* [Problem requirements]
Produce a word-for-word copy of the listing below without its pictures.

* [Data excerpt]

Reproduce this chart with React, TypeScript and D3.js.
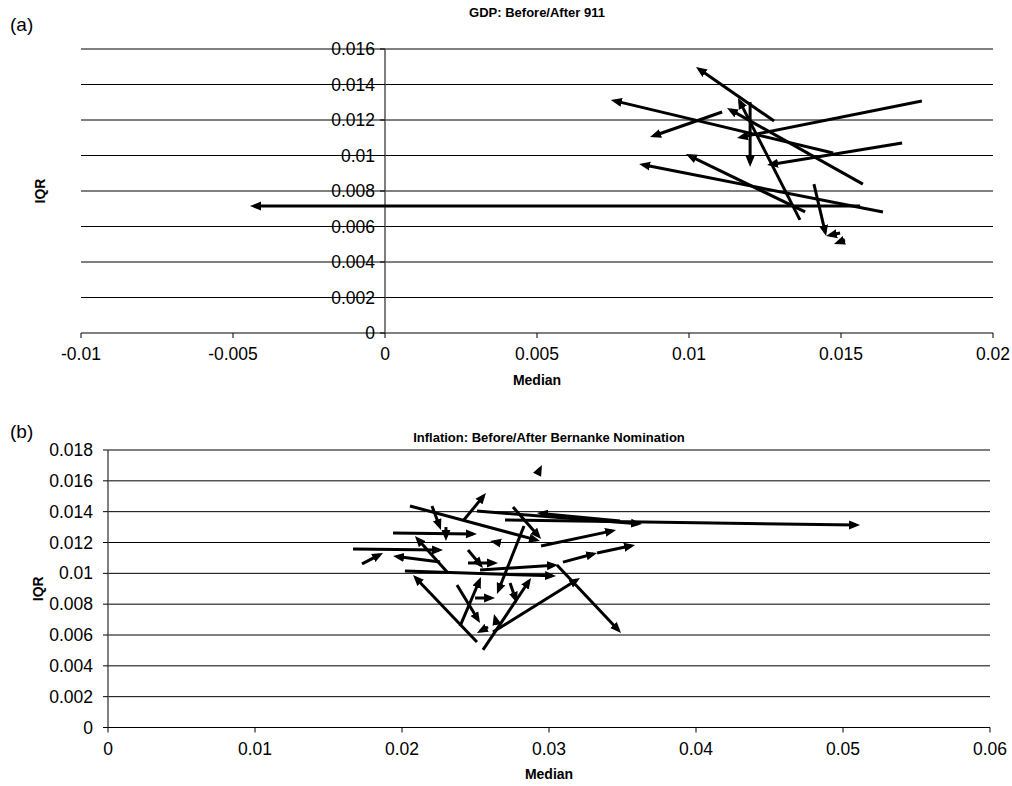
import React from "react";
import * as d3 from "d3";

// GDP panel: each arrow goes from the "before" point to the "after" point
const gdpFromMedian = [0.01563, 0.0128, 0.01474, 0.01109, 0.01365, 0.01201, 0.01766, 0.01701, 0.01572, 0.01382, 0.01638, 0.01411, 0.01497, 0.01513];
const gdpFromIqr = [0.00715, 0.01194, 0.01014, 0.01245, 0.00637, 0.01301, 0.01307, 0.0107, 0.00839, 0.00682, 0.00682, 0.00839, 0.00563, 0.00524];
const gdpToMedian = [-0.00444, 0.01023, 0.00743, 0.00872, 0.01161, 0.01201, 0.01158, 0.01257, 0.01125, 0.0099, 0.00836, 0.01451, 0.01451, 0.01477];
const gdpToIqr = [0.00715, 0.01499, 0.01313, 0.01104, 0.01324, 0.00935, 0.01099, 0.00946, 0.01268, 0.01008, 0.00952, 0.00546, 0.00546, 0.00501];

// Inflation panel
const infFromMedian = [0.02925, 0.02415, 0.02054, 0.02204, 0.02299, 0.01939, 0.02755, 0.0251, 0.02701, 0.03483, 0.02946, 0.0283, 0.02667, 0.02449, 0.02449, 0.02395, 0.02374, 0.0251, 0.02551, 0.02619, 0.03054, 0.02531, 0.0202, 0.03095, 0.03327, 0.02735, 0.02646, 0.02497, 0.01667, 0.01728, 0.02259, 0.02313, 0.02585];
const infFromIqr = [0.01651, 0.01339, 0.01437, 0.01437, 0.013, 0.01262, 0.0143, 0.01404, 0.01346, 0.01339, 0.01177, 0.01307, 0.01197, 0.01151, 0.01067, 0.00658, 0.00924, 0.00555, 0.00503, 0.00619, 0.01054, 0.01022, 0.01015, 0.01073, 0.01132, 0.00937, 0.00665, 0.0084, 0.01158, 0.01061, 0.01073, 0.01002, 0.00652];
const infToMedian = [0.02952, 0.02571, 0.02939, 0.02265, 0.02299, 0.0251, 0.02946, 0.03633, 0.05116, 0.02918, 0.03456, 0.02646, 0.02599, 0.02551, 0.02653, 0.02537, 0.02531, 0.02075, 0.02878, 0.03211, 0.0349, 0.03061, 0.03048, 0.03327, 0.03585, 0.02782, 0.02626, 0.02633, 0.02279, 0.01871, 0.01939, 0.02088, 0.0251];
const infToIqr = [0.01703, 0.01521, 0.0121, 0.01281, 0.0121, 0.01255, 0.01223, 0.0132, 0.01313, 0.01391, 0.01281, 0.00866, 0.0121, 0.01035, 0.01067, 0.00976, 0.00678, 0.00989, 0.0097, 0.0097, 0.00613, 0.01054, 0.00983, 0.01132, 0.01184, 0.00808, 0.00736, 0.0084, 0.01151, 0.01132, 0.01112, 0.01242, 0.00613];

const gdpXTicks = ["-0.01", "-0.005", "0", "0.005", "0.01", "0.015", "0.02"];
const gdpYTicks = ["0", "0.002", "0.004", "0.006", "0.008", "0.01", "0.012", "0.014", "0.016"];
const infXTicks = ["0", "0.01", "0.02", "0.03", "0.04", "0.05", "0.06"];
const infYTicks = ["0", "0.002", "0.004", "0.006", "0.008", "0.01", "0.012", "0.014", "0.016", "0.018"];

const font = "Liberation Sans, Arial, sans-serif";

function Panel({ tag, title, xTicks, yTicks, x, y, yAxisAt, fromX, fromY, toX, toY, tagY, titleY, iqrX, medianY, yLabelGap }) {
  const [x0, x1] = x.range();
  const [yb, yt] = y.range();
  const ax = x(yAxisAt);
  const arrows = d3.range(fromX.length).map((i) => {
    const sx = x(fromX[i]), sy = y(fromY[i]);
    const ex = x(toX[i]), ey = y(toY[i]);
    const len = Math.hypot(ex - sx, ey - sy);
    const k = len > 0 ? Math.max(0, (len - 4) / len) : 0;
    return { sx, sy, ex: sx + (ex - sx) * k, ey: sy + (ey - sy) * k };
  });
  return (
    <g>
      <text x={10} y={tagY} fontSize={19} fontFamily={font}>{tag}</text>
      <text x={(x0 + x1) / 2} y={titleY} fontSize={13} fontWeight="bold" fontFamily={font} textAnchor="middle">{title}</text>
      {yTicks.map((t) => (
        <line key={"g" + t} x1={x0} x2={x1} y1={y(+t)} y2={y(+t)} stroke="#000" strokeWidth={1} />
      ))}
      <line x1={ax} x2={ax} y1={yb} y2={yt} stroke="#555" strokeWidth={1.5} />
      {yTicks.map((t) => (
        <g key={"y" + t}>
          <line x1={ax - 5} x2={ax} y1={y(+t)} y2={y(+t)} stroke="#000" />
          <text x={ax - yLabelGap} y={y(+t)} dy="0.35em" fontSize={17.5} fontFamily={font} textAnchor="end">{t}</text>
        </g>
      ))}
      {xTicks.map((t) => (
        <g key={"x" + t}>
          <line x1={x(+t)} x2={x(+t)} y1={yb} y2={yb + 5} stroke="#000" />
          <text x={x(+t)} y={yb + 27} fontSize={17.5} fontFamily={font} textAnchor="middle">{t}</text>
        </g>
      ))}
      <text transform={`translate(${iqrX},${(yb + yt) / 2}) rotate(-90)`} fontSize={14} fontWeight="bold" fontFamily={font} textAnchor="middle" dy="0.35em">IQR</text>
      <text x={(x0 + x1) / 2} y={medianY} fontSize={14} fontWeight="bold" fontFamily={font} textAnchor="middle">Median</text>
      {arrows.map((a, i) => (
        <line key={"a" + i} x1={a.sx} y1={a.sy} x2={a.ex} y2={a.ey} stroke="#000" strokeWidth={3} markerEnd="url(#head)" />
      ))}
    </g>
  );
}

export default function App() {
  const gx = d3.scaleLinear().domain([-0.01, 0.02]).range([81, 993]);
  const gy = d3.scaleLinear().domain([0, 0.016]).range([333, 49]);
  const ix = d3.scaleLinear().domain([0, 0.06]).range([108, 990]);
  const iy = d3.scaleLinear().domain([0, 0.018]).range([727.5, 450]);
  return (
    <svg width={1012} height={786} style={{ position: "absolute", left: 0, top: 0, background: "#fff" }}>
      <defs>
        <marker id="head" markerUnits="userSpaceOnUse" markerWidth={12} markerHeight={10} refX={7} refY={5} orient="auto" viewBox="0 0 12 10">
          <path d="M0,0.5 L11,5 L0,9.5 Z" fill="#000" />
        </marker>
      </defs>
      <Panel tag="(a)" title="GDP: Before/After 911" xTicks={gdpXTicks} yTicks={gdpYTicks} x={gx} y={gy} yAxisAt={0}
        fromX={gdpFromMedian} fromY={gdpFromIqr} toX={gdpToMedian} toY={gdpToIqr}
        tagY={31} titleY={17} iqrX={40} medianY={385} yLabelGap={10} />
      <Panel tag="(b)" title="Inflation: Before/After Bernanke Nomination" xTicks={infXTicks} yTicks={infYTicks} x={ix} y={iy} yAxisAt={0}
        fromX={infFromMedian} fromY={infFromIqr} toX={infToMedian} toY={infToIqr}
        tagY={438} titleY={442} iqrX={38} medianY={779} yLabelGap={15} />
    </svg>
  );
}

* [Finished answer]
Reproduce this chart with React, TypeScript and D3.js.
import React from "react";
import * as d3 from "d3";

// GDP panel: each arrow goes from the "before" point to the "after" point
const gdpFromMedian = [0.01563, 0.0128, 0.01474, 0.01109, 0.01365, 0.01201, 0.01766, 0.01701, 0.01572, 0.01382, 0.01638, 0.01411, 0.01497, 0.01513];
const gdpFromIqr = [0.00715, 0.01194, 0.01014, 0.01245, 0.00637, 0.01301, 0.01307, 0.0107, 0.00839, 0.00682, 0.00682, 0.00839, 0.00563, 0.00524];
const gdpToMedian = [-0.00444, 0.01023, 0.00743, 0.00872, 0.01161, 0.01201, 0.01158, 0.01257, 0.01125, 0.0099, 0.00836, 0.01451, 0.01451, 0.01477];
const gdpToIqr = [0.00715, 0.01499, 0.01313, 0.01104, 0.01324, 0.00935, 0.01099, 0.00946, 0.01268, 0.01008, 0.00952, 0.00546, 0.00546, 0.00501];

// Inflation panel
const infFromMedian = [0.02925, 0.02415, 0.02054, 0.02204, 0.02299, 0.01939, 0.02755, 0.0251, 0.02701, 0.03483, 0.02946, 0.0283, 0.02667, 0.02449, 0.02449, 0.02395, 0.02374, 0.0251, 0.02551, 0.02619, 0.03054, 0.02531, 0.0202, 0.03095, 0.03327, 0.02735, 0.02646, 0.02497, 0.01667, 0.01728, 0.02259, 0.02313, 0.02585];
const infFromIqr = [0.01651, 0.01339, 0.01437, 0.01437, 0.013, 0.01262, 0.0143, 0.01404, 0.01346, 0.01339, 0.01177, 0.01307, 0.01197, 0.01151, 0.01067, 0.00658, 0.00924, 0.00555, 0.00503, 0.00619, 0.01054, 0.01022, 0.01015, 0.01073, 0.01132, 0.00937, 0.00665, 0.0084, 0.01158, 0.01061, 0.01073, 0.01002, 0.00652];
const infToMedian = [0.02952, 0.02571, 0.02939, 0.02265, 0.02299, 0.0251, 0.02946, 0.03633, 0.05116, 0.02918, 0.03456, 0.02646, 0.02599, 0.02551, 0.02653, 0.02537, 0.02531, 0.02075, 0.02878, 0.03211, 0.0349, 0.03061, 0.03048, 0.03327, 0.03585, 0.02782, 0.02626, 0.02633, 0.02279, 0.01871, 0.01939, 0.02088, 0.0251];
const infToIqr = [0.01703, 0.01521, 0.0121, 0.01281, 0.0121, 0.01255, 0.01223, 0.0132, 0.01313, 0.01391, 0.01281, 0.00866, 0.0121, 0.01035, 0.01067, 0.00976, 0.00678, 0.00989, 0.0097, 0.0097, 0.00613, 0.01054, 0.00983, 0.01132, 0.01184, 0.00808, 0.00736, 0.0084, 0.01151, 0.01132, 0.01112, 0.01242, 0.00613];

const gdpXTicks = ["-0.01", "-0.005", "0", "0.005", "0.01", "0.015", "0.02"];
const gdpYTicks = ["0", "0.002", "0.004", "0.006", "0.008", "0.01", "0.012", "0.014", "0.016"];
const infXTicks = ["0", "0.01", "0.02", "0.03", "0.04", "0.05", "0.06"];
const infYTicks = ["0", "0.002", "0.004", "0.006", "0.008", "0.01", "0.012", "0.014", "0.016", "0.018"];

const font = "Liberation Sans, Arial, sans-serif";

function Panel({ tag, title, xTicks, yTicks, x, y, yAxisAt, fromX, fromY, toX, toY, tagY, titleY, iqrX, medianY, yLabelGap }) {
  const [x0, x1] = x.range();
  const [yb, yt] = y.range();
  const ax = x(yAxisAt);
  const arrows = d3.range(fromX.length).map((i) => {
    const sx = x(fromX[i]), sy = y(fromY[i]);
    const ex = x(toX[i]), ey = y(toY[i]);
    const len = Math.hypot(ex - sx, ey - sy);
    const k = len > 0 ? Math.max(0, (len - 4) / len) : 0;
    return { sx, sy, ex: sx + (ex - sx) * k, ey: sy + (ey - sy) * k };
  });
  return (
    <g>
      <text x={10} y={tagY} fontSize={19} fontFamily={font}>{tag}</text>
      <text x={(x0 + x1) / 2} y={titleY} fontSize={13} fontWeight="bold" fontFamily={font} textAnchor="middle">{title}</text>
      {yTicks.map((t) => (
        <line key={"g" + t} x1={x0} x2={x1} y1={y(+t)} y2={y(+t)} stroke="#000" strokeWidth={1} />
      ))}
      <line x1={ax} x2={ax} y1={yb} y2={yt} stroke="#555" strokeWidth={1.5} />
      {yTicks.map((t) => (
        <g key={"y" + t}>
          <line x1={ax - 5} x2={ax} y1={y(+t)} y2={y(+t)} stroke="#000" />
          <text x={ax - yLabelGap} y={y(+t)} dy="0.35em" fontSize={17.5} fontFamily={font} textAnchor="end">{t}</text>
        </g>
      ))}
      {xTicks.map((t) => (
        <g key={"x" + t}>
          <line x1={x(+t)} x2={x(+t)} y1={yb} y2={yb + 5} stroke="#000" />
          <text x={x(+t)} y={yb + 27} fontSize={17.5} fontFamily={font} textAnchor="middle">{t}</text>
        </g>
      ))}
      <text transform={`translate(${iqrX},${(yb + yt) / 2}) rotate(-90)`} fontSize={14} fontWeight="bold" fontFamily={font} textAnchor="middle" dy="0.35em">IQR</text>
      <text x={(x0 + x1) / 2} y={medianY} fontSize={14} fontWeight="bold" fontFamily={font} textAnchor="middle">Median</text>
      {arrows.map((a, i) => (
        <line key={"a" + i} x1={a.sx} y1={a.sy} x2={a.ex} y2={a.ey} stroke="#000" strokeWidth={3} markerEnd="url(#head)" />
      ))}
    </g>
  );
}

export default function App() {
  const gx = d3.scaleLinear().domain([-0.01, 0.02]).range([81, 993]);
  const gy = d3.scaleLinear().domain([0, 0.016]).range([333, 49]);
  const ix = d3.scaleLinear().domain([0, 0.06]).range([108, 990]);
  const iy = d3.scaleLinear().domain([0, 0.018]).range([727.5, 450]);
  return (
    <svg width={1012} height={786} style={{ position: "absolute", left: 0, top: 0, background: "#fff" }}>
      <defs>
        <marker id="head" markerUnits="userSpaceOnUse" markerWidth={12} markerHeight={10} refX={7} refY={5} orient="auto" viewBox="0 0 12 10">
          <path d="M0,0.5 L11,5 L0,9.5 Z" fill="#000" />
        </marker>
      </defs>
      <Panel tag="(a)" title="GDP: Before/After 911" xTicks={gdpXTicks} yTicks={gdpYTicks} x={gx} y={gy} yAxisAt={0}
        fromX={gdpFromMedian} fromY={gdpFromIqr} toX={gdpToMedian} toY={gdpToIqr}
        tagY={31} titleY={17} iqrX={40} medianY={385} yLabelGap={10} />
      <Panel tag="(b)" title="Inflation: Before/After Bernanke Nomination" xTicks={infXTicks} yTicks={infYTicks} x={ix} y={iy} yAxisAt={0}
        fromX={infFromMedian} fromY={infFromIqr} toX={infToMedian} toY={infToIqr}
        tagY={438} titleY={442} iqrX={38} medianY={779} yLabelGap={15} />
    </svg>
  );
}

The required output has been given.